━━━━━ Input records ━━━━━

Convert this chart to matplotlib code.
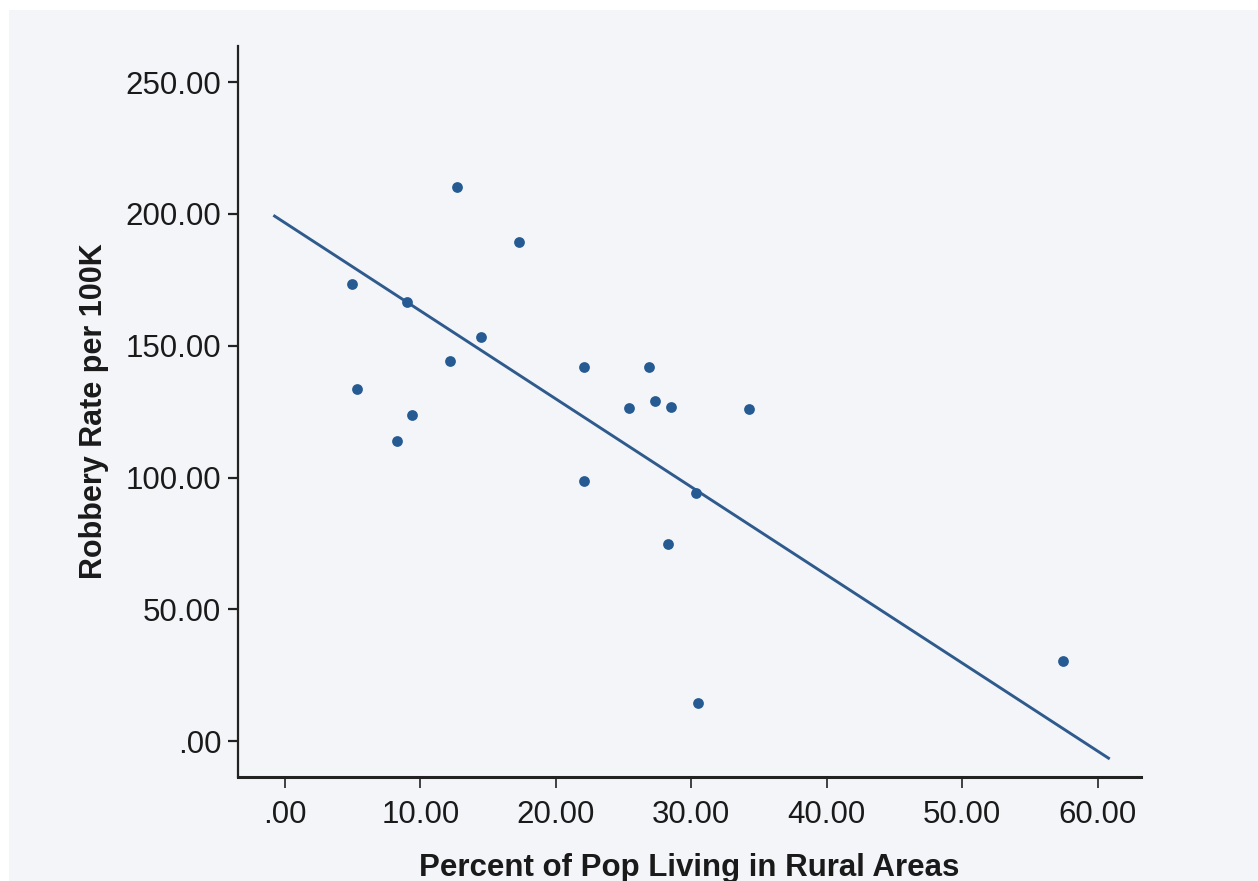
import numpy as np
import matplotlib
matplotlib.use('Agg')
import matplotlib.pyplot as plt
from matplotlib.patches import Rectangle

plt.rcParams['font.family'] = ['Liberation Sans', 'DejaVu Sans']

# data
pct_rural = [4.98, 5.35, 8.27, 8.99, 9.41, 12.2, 12.7, 14.47, 17.31, 22.09,
             22.09, 25.38, 26.9, 27.31, 28.31, 28.52, 30.36, 30.52, 34.24, 57.46]
robbery_rate = [173.4, 133.5, 113.8, 166.5, 123.7, 144.3, 210.2, 153.4, 189.4, 142.0,
                98.6, 126.2, 142.0, 129.1, 74.8, 126.8, 94.2, 14.3, 125.9, 30.3]
# fit line as drawn in the chart
fit_intercept = 196.6
fit_slope = -3.34
fit_range = [-0.77, 60.8]

x_ticks = [0, 10, 20, 30, 40, 50, 60]
y_ticks = [0, 50, 100, 150, 200, 250]

bg = '#f3f5f9'
dot_color = '#255a92'
txt = '#1a1a1a'

fig = plt.figure(figsize=(12.58, 8.81), dpi=100, facecolor='white')
fig.add_artist(Rectangle((9 / 1258, 0), 1, (881 - 10) / 881,
                         transform=fig.transFigure, facecolor=bg,
                         edgecolor='none', zorder=-10))
ax = fig.add_axes([0.1892, 0.1184, 0.907 - 0.1892, 0.9478 - 0.1184])
ax.set_facecolor(bg)

ax.scatter(pct_rural, robbery_rate, s=60, color=dot_color, zorder=3, linewidths=0)

fx = np.array(fit_range)
ax.plot(fx, fit_intercept + fit_slope * fx, color='#2f5a8c', lw=2.1, zorder=2)

ax.set_xlim(-3.47, 63.2)
ax.set_ylim(-13.5, 263.7)
ax.set_xticks(x_ticks)
ax.set_yticks(y_ticks)
ax.set_xticklabels(['.00' if v == 0 else f'{v:.2f}' for v in x_ticks])
ax.set_yticklabels(['.00' if v == 0 else f'{v:.2f}' for v in y_ticks])

for s in ['top', 'right']:
    ax.spines[s].set_visible(False)
ax.spines['left'].set_linewidth(1.6)
ax.spines['bottom'].set_linewidth(2.2)
ax.spines['left'].set_color('#222222')
ax.spines['bottom'].set_color('#222222')

ax.tick_params(axis='x', direction='out', length=8, width=1.2, pad=9,
               labelsize=22.5, colors='#222222', labelcolor=txt)
ax.tick_params(axis='y', direction='out', length=7, width=1.6, pad=5,
               labelsize=22.5, colors='#222222', labelcolor=txt)

ax.set_xlabel('Percent of Pop Living in Rural Areas', fontsize=22.5, fontweight='bold',
              color=txt, labelpad=16)
ax.set_ylabel('Robbery Rate per 100K', fontsize=22, fontweight='bold',
              color=txt, labelpad=12)

fig.savefig('out.png', dpi=100, facecolor=fig.get_facecolor())
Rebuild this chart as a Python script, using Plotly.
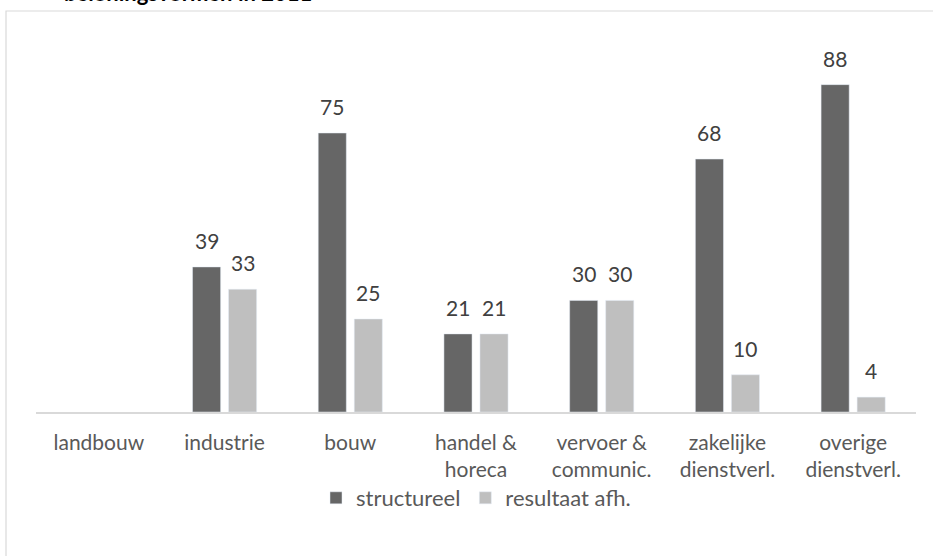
import plotly.graph_objects as go

categories = ["landbouw", "industrie", "bouw", "handel &<br>horeca", "vervoer &<br>communic.",
              "zakelijke<br>dienstverl.", "overige<br>dienstverl."]
structureel = [None, 39, 75, 21, 30, 68, 88]
resultaat_afh = [None, 33, 25, 21, 30, 10, 4]
title_text = "beloningsvormen in 2011"

FONT = "Lato, Open Sans, sans-serif"
W, H = 933, 556
L, R, T, B = 36, 17, 40, 144

fig = go.Figure()
fig.add_trace(go.Bar(x=categories, y=structureel, name="structureel",
                     marker=dict(color="#666666")))
fig.add_trace(go.Bar(x=categories, y=resultaat_afh, name="resultaat afh.",
                     marker=dict(color="#bfbfbf")))

pw = W - L - R
ph = H - T - B
def px_x(p):
    return (p - L) / pw
def px_y(p):
    return (H - B - p) / ph

annotations = []
for series, shift in ((structureel, -18), (resultaat_afh, 18)):
    for cat, v in zip(categories, series):
        if v is None:
            continue
        annotations.append(dict(x=cat, y=v, xref="x", yref="y", text=str(v), showarrow=False,
                                xanchor="center", yanchor="bottom", xshift=shift, yshift=12,
                                font=dict(family=FONT, size=21, color="#404040")))
annotations.append(dict(text="<b>" + title_text + "</b>", xref="paper", yref="paper",
                        x=px_x(62), y=px_y(8), xanchor="left", yanchor="bottom", showarrow=False,
                        font=dict(family=FONT, size=22, color="#000000")))

fig.update_layout(
    width=W, height=H,
    margin=dict(l=L, r=R, t=T, b=B),
    paper_bgcolor="white", plot_bgcolor="white",
    barmode="group", bargap=0.427, bargroupgap=0.22,
    font=dict(family=FONT, size=21, color="#595959"),
    showlegend=True,
    legend=dict(orientation="h", x=px_x(476), xanchor="center", y=px_y(498), yanchor="middle",
                font=dict(family=FONT, size=22, color="#595959"), itemwidth=30,
                bgcolor="rgba(0,0,0,0)"),
    xaxis=dict(showline=True, linecolor="#d9d9d9", linewidth=1.5, ticks="",
               ticklabelstandoff=11,
               tickfont=dict(family=FONT, size=21, color="#595959"), showgrid=False),
    yaxis=dict(range=[0, 100], visible=False, showgrid=False, zeroline=False),
    shapes=[dict(type="rect", xref="paper", yref="paper",
                 x0=px_x(6), x1=px_x(945), y0=px_y(570), y1=px_y(11),
                 line=dict(color="#d9d9d9", width=1.2), fillcolor="rgba(0,0,0,0)", layer="below")],
    annotations=annotations,
)

fig.write_html("out.html", config={"displayModeBar": False},
               post_script="document.body.style.margin='0';document.body.style.overflow='hidden';")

━━━━━

Task statement:
Each entry must be retyped word for word, with every image omitted.

Correct result:
Convert this chart to matplotlib code.
import numpy as np
import matplotlib
matplotlib.use('Agg')
import matplotlib.pyplot as plt
from matplotlib.patches import Rectangle

plt.rcParams['font.family'] = ['Liberation Sans', 'DejaVu Sans']

# data
pct_rural = [4.98, 5.35, 8.27, 8.99, 9.41, 12.2, 12.7, 14.47, 17.31, 22.09,
             22.09, 25.38, 26.9, 27.31, 28.31, 28.52, 30.36, 30.52, 34.24, 57.46]
robbery_rate = [173.4, 133.5, 113.8, 166.5, 123.7, 144.3, 210.2, 153.4, 189.4, 142.0,
                98.6, 126.2, 142.0, 129.1, 74.8, 126.8, 94.2, 14.3, 125.9, 30.3]
# fit line as drawn in the chart
fit_intercept = 196.6
fit_slope = -3.34
fit_range = [-0.77, 60.8]

x_ticks = [0, 10, 20, 30, 40, 50, 60]
y_ticks = [0, 50, 100, 150, 200, 250]

bg = '#f3f5f9'
dot_color = '#255a92'
txt = '#1a1a1a'

fig = plt.figure(figsize=(12.58, 8.81), dpi=100, facecolor='white')
fig.add_artist(Rectangle((9 / 1258, 0), 1, (881 - 10) / 881,
                         transform=fig.transFigure, facecolor=bg,
                         edgecolor='none', zorder=-10))
ax = fig.add_axes([0.1892, 0.1184, 0.907 - 0.1892, 0.9478 - 0.1184])
ax.set_facecolor(bg)

ax.scatter(pct_rural, robbery_rate, s=60, color=dot_color, zorder=3, linewidths=0)

fx = np.array(fit_range)
ax.plot(fx, fit_intercept + fit_slope * fx, color='#2f5a8c', lw=2.1, zorder=2)

ax.set_xlim(-3.47, 63.2)
ax.set_ylim(-13.5, 263.7)
ax.set_xticks(x_ticks)
ax.set_yticks(y_ticks)
ax.set_xticklabels(['.00' if v == 0 else f'{v:.2f}' for v in x_ticks])
ax.set_yticklabels(['.00' if v == 0 else f'{v:.2f}' for v in y_ticks])

for s in ['top', 'right']:
    ax.spines[s].set_visible(False)
ax.spines['left'].set_linewidth(1.6)
ax.spines['bottom'].set_linewidth(2.2)
ax.spines['left'].set_color('#222222')
ax.spines['bottom'].set_color('#222222')

ax.tick_params(axis='x', direction='out', length=8, width=1.2, pad=9,
               labelsize=22.5, colors='#222222', labelcolor=txt)
ax.tick_params(axis='y', direction='out', length=7, width=1.6, pad=5,
               labelsize=22.5, colors='#222222', labelcolor=txt)

ax.set_xlabel('Percent of Pop Living in Rural Areas', fontsize=22.5, fontweight='bold',
              color=txt, labelpad=16)
ax.set_ylabel('Robbery Rate per 100K', fontsize=22, fontweight='bold',
              color=txt, labelpad=12)

fig.savefig('out.png', dpi=100, facecolor=fig.get_facecolor())
Rebuild this chart as a Python script, using Plotly.
import plotly.graph_objects as go

categories = ["landbouw", "industrie", "bouw", "handel &<br>horeca", "vervoer &<br>communic.",
              "zakelijke<br>dienstverl.", "overige<br>dienstverl."]
structureel = [None, 39, 75, 21, 30, 68, 88]
resultaat_afh = [None, 33, 25, 21, 30, 10, 4]
title_text = "beloningsvormen in 2011"

FONT = "Lato, Open Sans, sans-serif"
W, H = 933, 556
L, R, T, B = 36, 17, 40, 144

fig = go.Figure()
fig.add_trace(go.Bar(x=categories, y=structureel, name="structureel",
                     marker=dict(color="#666666")))
fig.add_trace(go.Bar(x=categories, y=resultaat_afh, name="resultaat afh.",
                     marker=dict(color="#bfbfbf")))

pw = W - L - R
ph = H - T - B
def px_x(p):
    return (p - L) / pw
def px_y(p):
    return (H - B - p) / ph

annotations = []
for series, shift in ((structureel, -18), (resultaat_afh, 18)):
    for cat, v in zip(categories, series):
        if v is None:
            continue
        annotations.append(dict(x=cat, y=v, xref="x", yref="y", text=str(v), showarrow=False,
                                xanchor="center", yanchor="bottom", xshift=shift, yshift=12,
                                font=dict(family=FONT, size=21, color="#404040")))
annotations.append(dict(text="<b>" + title_text + "</b>", xref="paper", yref="paper",
                        x=px_x(62), y=px_y(8), xanchor="left", yanchor="bottom", showarrow=False,
                        font=dict(family=FONT, size=22, color="#000000")))

fig.update_layout(
    width=W, height=H,
    margin=dict(l=L, r=R, t=T, b=B),
    paper_bgcolor="white", plot_bgcolor="white",
    barmode="group", bargap=0.427, bargroupgap=0.22,
    font=dict(family=FONT, size=21, color="#595959"),
    showlegend=True,
    legend=dict(orientation="h", x=px_x(476), xanchor="center", y=px_y(498), yanchor="middle",
                font=dict(family=FONT, size=22, color="#595959"), itemwidth=30,
                bgcolor="rgba(0,0,0,0)"),
    xaxis=dict(showline=True, linecolor="#d9d9d9", linewidth=1.5, ticks="",
               ticklabelstandoff=11,
               tickfont=dict(family=FONT, size=21, color="#595959"), showgrid=False),
    yaxis=dict(range=[0, 100], visible=False, showgrid=False, zeroline=False),
    shapes=[dict(type="rect", xref="paper", yref="paper",
                 x0=px_x(6), x1=px_x(945), y0=px_y(570), y1=px_y(11),
                 line=dict(color="#d9d9d9", width=1.2), fillcolor="rgba(0,0,0,0)", layer="below")],
    annotations=annotations,
)

fig.write_html("out.html", config={"displayModeBar": False},
               post_script="document.body.style.margin='0';document.body.style.overflow='hidden';")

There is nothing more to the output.